Suggestions on grabbing conversation details spanning more than 7 days

trevorburke · August 27, 2019, 6:52pm

To analyze agent activity, performance, etc. my team relies heavily on the PureCloud Python SDK to grab data, which is loaded regularly into our warehouse for visualization and analysis. We are having issues with conversation data in that some of our agents' conversations last upwards of 10 days. Currently, we pass a 2-day time range, dump the data to S3, and then UPSERT the last two day's worth of files to our warehouse.

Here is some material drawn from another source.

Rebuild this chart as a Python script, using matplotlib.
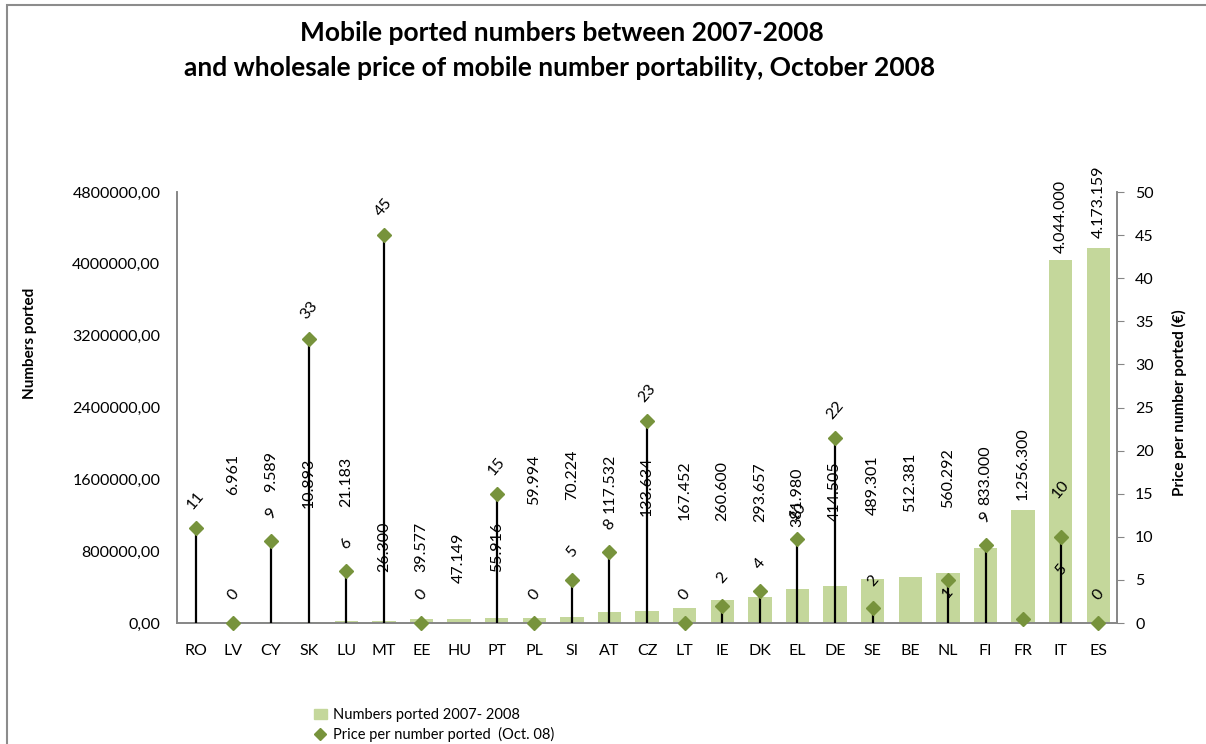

The post_analytics_conversations_details_query method within the Analytics API permits a 7-day time range interval, but that would result in massive files, which would potentially cause memory issues and/or take very long to unnest the JSON and load to our warehouse.

I'm curious if there are any suggestions on how to access conversation data, so we can ensure our warehouse data matches the UI.

tim.smith · August 28, 2019, 2:03pm

PureCloud Analytics is a Data as a Service API. It is intended that applications will load data via the API in real time as it's needed. When you warehouse data and make a copy of live data, you will run into data integrity problems at some point and you must repeatedly check old data to see if it's changed to keep your data in sync. This is an unfortunate side effect of attempting to synchronize a warehouse with a DaaS API.

You must page through all data and compare/upsert in your warehouse to identify changes; there's no other way for an application to synchronize its data. Keep in mind that you shouldn't be paging deeper than around 10 pages for a given query as query performance may begin to degrade beyond that point and requests will eventually begin to time out. Use shorter intervals and filters to keep the result set to a reasonable size.

There are some analytics bulk APIs that are about to be released. Keep an eye out for those in the next week or two; they may be useful for you in this situation.

trevorburke · August 28, 2019, 4:54pm

Thanks for the response, Tim. Much appreciated.

Presently, we pass a 3 day date range of [3 days ago, today], and it sounds like expanding to the max may cause us more harm than benefit. I suppose we could modify our pipeline to iterate through a list of date range intervals to limit the number of response pages. And then subsequently upsert/load those date range of data to our warehouse.

system · September 28, 2019, 4:54pm

This topic was automatically closed 31 days after the last reply. New replies are no longer allowed.